I spent a week visiting the organizations Lift Communities and Picture the Homeless, to talk with those affected and working daily with underserved populations, capped off with a weekend of creating a campaign to help change the message. Our team ended up producing a series of sharable gifs containing the emotions of those affected by poverty, with the idea that the emotions felt by those in tough situations are the same as the emotions felt by anyone. It was an interesting experiment, but left me feeling like this approach to the topic was way too broad, the "solutions" still feeling heavy handed. I was still trying to find the heart.
An Instagram experiment where I tested sharing sound only, no picture, in exploration of recording multi sensory experiences. Some findings:
Not quite a prototype, and a little more of an art piece and thought, but I started playing with Instagram filters as an analogy for how you rewrite a memory every time that you access it.
This idea came from thinking about musical heirlooms, and thinking about the physicality of “heirlooms” - what sort of thing might use music to capture a memory, and keep it for generations without the format (cassette, CD, mp3, digital stream that I don’t own at all) becoming obsolete? And could you translate an experience into a musical experience in a meaningful, and repeatable way?
So to start with, I took the very simplest amount of data, my movements over a week in time captured by OpenPaths, and translated it onto a punchcard music box. To make it even simpler (as I didn’t want to spend too much time for this initial proof figuring out code) I took just my latitude data over time - because I don’t drift all that far east or west in my daily travels. North is high, south is low.

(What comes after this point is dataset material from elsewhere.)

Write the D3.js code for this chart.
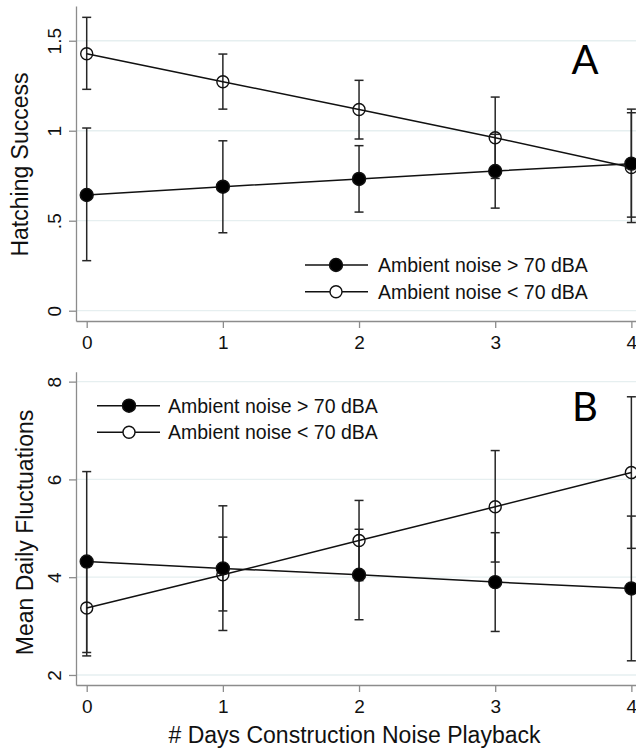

Here’s a video of norburysvaixd testing it out for me in class.
Learnings:
Fresh Start Brainstorming
My current thesis tangent, which is an idea I had over break, is to make personalized music boxes out of people’s data. Personal soundscapes, our memories encoded in music. I am a little bit excited about this, and can see myself headed in this direction, and it’s a the very least something I want to invest in over the next few weeks, before that deadline gets too pressing. I mentioned it to a friend who is studying ethnomusicology, (we’ve been hunting for a project to collaborate on for a while) and she got back to me with this, which I’m just going to put here in it’s entirety, because it’s exactly what I was thinking + she took it further. (Yay, collaboration.)
you could also use the movement of people through the city (at specific times) to create pitch and timbre (color), perhaps by incorporating something like temperature data or available sunlight of the places where people are walking/moving (with a light-meter maybe?). For example, its dark in the subway, but also in the parts of the city where the sun can’t actually reach because of the tall buildings. We could somehow translate those things into pitch (high and low temperatures) and timbre (a warm tone for sunlit areas etc) and/or other musical elements. (This is pretty basic, but we could think of something more creative/intelligent later). The result would be some kind of sound art that reflects the phenomenology of movement through a particular city space as well as elements of everyday life in those spaces (like weather).
But more importantly (and interesting), we’d also capture things like the history, politics or economic systems of the city and the way those govern our movements through it. For example, those tall buildings that block the sun are a product of/governed by capitalism, for instance, and therefore so are the actual ways our bodies move through these spaces, impacting things like emotion and memory, which in turn influences our subsequent movement (a neat little dynamic progression). For example, I’m sad and cold when I have to walk down a dark sidewalk in the afternoon (b/c of the buildings) and so I walk faster to get to the sunlight. We would be incorporating actual individuals into the mix too (more than just using their GPS data) because their choices about how to move through the city (circumscribed as those choices may be) would be reflected in the sounding result, which is hugely important.